Last week I gave a very high pressure quiz (just joking) on the very important Greek, DELTA. This Greek is crucial in managing price risk. Today we will go over the Quiz.

  1. Delta refers to PRICE RISK.

    Delta and gamma are the two Greeks that deal with the price risk of options.

  2. When you buy a call option, the delta decreases as the stock price goes up?

    FALSE. When you buy a call option , the delta increases as the stock goes up. That's because the call becomes more valuable as the stock increases.

  3. The delta of a January at-the-money call is higher than a November at-the-money call?

    TRUE. Because there is more time left there is greater potential for movement and therefore a bigger delta.

  4. You buy the November 175-180 call debit spread for $3.00. The delta of the 175's is 63 and the delta for the 180's is 53. Approximately, what will be the price of the spread if the stock goes up $1.00?

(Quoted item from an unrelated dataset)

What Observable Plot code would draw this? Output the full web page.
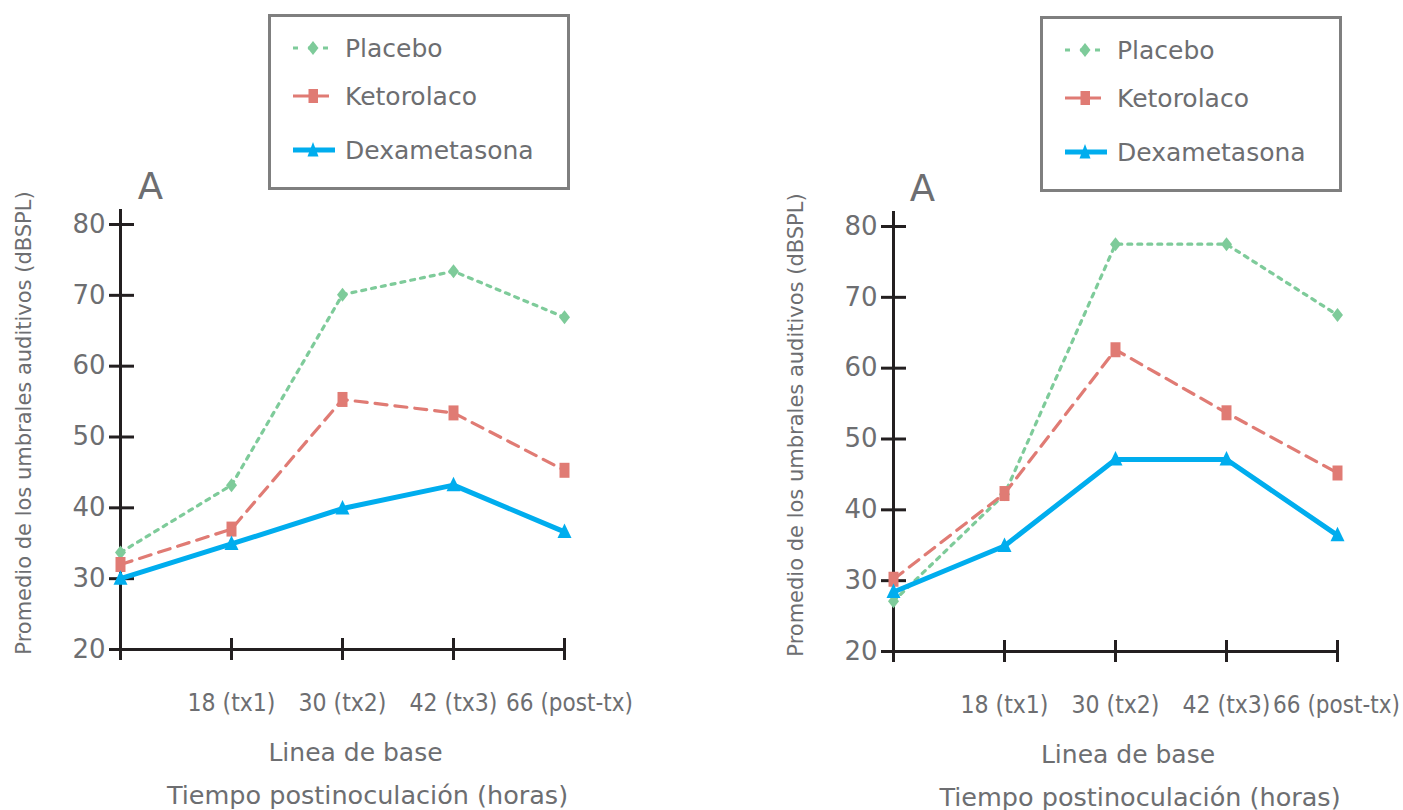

    You just add the delta difference between the strikes to the price of the spread. Delta difference is 10 PLUS the $3.00 price of the spread = $3.10

  5. Does an increase in implied volatility affect a 50 delta or 75 delta option more?

    50 delta is the answer. The at-the money 50 delta has more time premium or extrinsic value than a 75 delta option. Volatility changes affect the time premium or extrinsic value of an option, not the intrinsic value. Therefore, any volatility change will affect the at-the-money 50 delta more than the 75 delta in-the-money option because it has more time premium or extrinsic value.

  6. What is the delta of 100 shares of stock?

    100. If you own 100 shares of XYZ stock and it goes up $1.00 , you make $100. If you own an option at $10.00 with a delta of 100, if the underlying stock increases $1.00, the option price will also go up $1.00 to $11.00.

  7. What Greek determines how deltas will change over time?Gamma. If XYZ stock is at 120 , I buy 1 November 120 call for $4.00. This at-the-money option has a delta of 53. The gamma is 4. What does this mean? If XYZ goes from 120 to 121 , the delta of the call will go from 53 to 57, the delta plus the gamma.

  8. Do at-the-money deltas increase or decrease as you get closer to expiration? How about out-of-the-money options?

    Delta describes the probability an option will finish in-the-money at expiration. If the stock is at 120 and I buy the November 124 out-of-the money calls with a delta of 40, the deltas will decrease over time because there is less probability the November 124's will be in the money. With the stock at 120, if I buy the November 120 at-the-money calls, the deltas will actually increase a bit as we are around 120 because at expiration, if stock is above 120 the deltas will be 100 ( stock), and below 100 the deltas will be zero (worthless).

  9. Will the deltas of an at-the-money call calendar increase or decrease as you get closer to expiration?

    As a calendar gets closer to expiration, the position deltas will get shorter as your short option goes in the money and the position deltas will get longer on a call calendar as your short option goes out-of-the money.

  10. Why are the position deltas of an Iron Butterfly always short when you start?

    Iron butterfly example. XYZ 100. Sell 1 100 call and buy 1 110 call. Sell 1 100 put and buy 1 90 put. The out-of-the-money 90 put will have a higher delta than the out-of –the money calls usually and the at-the-money call deltas will usually be a bit higher than the puts.